La déclaration d'indépendance de l'Azaouad (qui est en fait la sécession du Nord Mali) amène quelques commentaires.
1/ On peut bien sûr la lire avec beaucoup de clefs d’interprétation :
- la connivence avec l'islamisme : même si l'on semble s'apercevoir que le MNLA se distingue aussi bien d'AQMI que du le mouvement Ansar Dine d'Iyad ag Ghali (moins fort mais disposant de bonnes positions dans l'Adret des Ifoghas, voir ici) et du tout nouveau Mouvement pour l'unicité et le jihad en Afrique de l'Ouest (Mujao) qui vient de revendiquer l'enlèvement de diplomates algériens (ici). Bref, encore une fois, dire "l'islamisme" est tout sauf quelque chose de vraiment explicatif.
- autre clef couramment citée, la possibilité de ressources pétrolières dans le sous-sol de la région. Certes, à ceci près qu'il n'y a pour l'instant aucun forage efficace et qu'une éventuelle exploitation mettrait des années avant d'apporter un quelconque revenu. Toutefois, la promesse du pétrole est le signe d'une certaine revendication économique qu'il ne faut pas négliger, nous y reviendrons. Mais pour l'instant, "le pétrole est un mirage"
2/ Alors ? alors, derrière la vigueur des revendications touaregs qui peuvent se lire selon une grammaire traditionnelle (revendication des peuples, droit des minorités, ....), on peut ajouter quelques remarques.
source3/ Tout d'abord, que le pouvoir libyen de Kadhafi constituait, dans un phénomène de "pompier pyromane", une sorte de stabilisation du Sahara mais aussi du Sahel. On a beaucoup parlé du déversement d'armes venant de Libye. Je crois surtout qu'il y a eu déversement de soldats, autrefois employés dans les rang de la Jamarhiya. Les mercenaires sans emplois rentrent au pays ou trouvent de nouveaux maîtres.
4/ On remarquera par ailleurs la tendance au fractionnement régional.

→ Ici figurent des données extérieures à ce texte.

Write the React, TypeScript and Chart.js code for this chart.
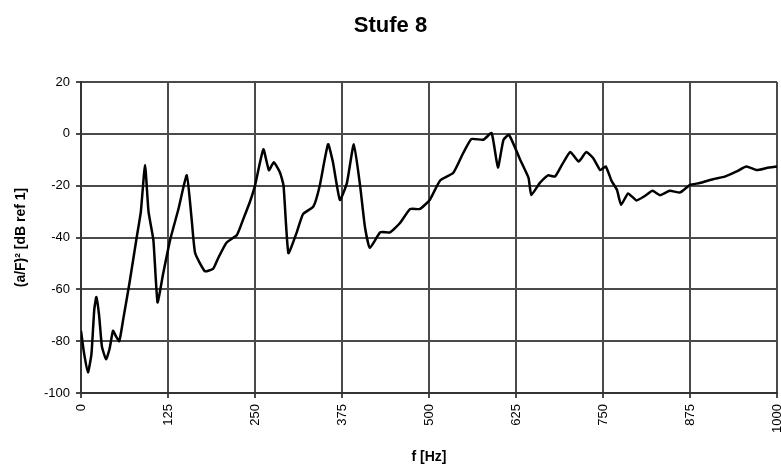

La première grosse alerte a été la Côte d'Ivoire : on l'a oublié mais il y a eu pendant dix ans un nord et un sud, deux quasis États séparés, même si les rebelles ne sont jamais allés trop loin. Et la passage de G'Bagbo à Ouatarra a sonné d'abord comme la réunification du pays, alors que l'alerte avait été très chaude. Ceci explique d’ailleurs la position de la CDEAO envers les putschistes maliens. Mais peut-être la cas ivoirien est-il le dernier exemple réussi... Car il y a incontestablement des tendances centripètes en Libye (entre l'Est, le Sud : cf es combats récents en limite du Tchad, ...)
5/ En effet, on remarque surtout la prolifération étatique (selon l'excellent mot de Pascal Boniface, signalé dans le cahier récemment publié par le CSFRS) en Afrique : cela a commencé il y a une quinzaine d'années avec l’Érythrée (1993). Mais cela semble s'accélérer : fragmentation continue de la Somalie, Soudan du sud l'an dernier (2011), Déclaration récente d'autonomie en Cyrénaïque, persistance des mouvements sécessionnistes au Nigeria : toute la moitié nord de l'Afrique est actuellement en proie à une balkanisation. Le grand danger sahélien, tient à ce que le peuplement touareg s'étend à travers plusieurs Etats.
source6/ En fait, il fait penser au cas kurde : une région qui a conquis son autonomie (le nord de l'Irak, avec d'ailleurs plusieurs mouvements rivaux), et des peuplements minoritaires dans tous les pays alentours. La déclaration d'indépendance de l'Azaouad est incontestablement un tremblement de terre géopolitique. Et les pays qui vont le plus réagir sont le Niger (même s'il a peu de capacités) et surtout l'Algérie : pour cette dernière, au-delà de la menace islamiste, la sécession touareg constitue une vraie menace à fragmentation : en effet, alors que l'Algérie était plus préoccupée de ses relations maghrébines (donc est-ouest), voici qu'elle voit désormais une priorité apparaître à son sud... un changement de priorité ?
O. Kempf
NB : Ces propos n'engagent que moi et aucune des organisations pour lesquelles je travaille.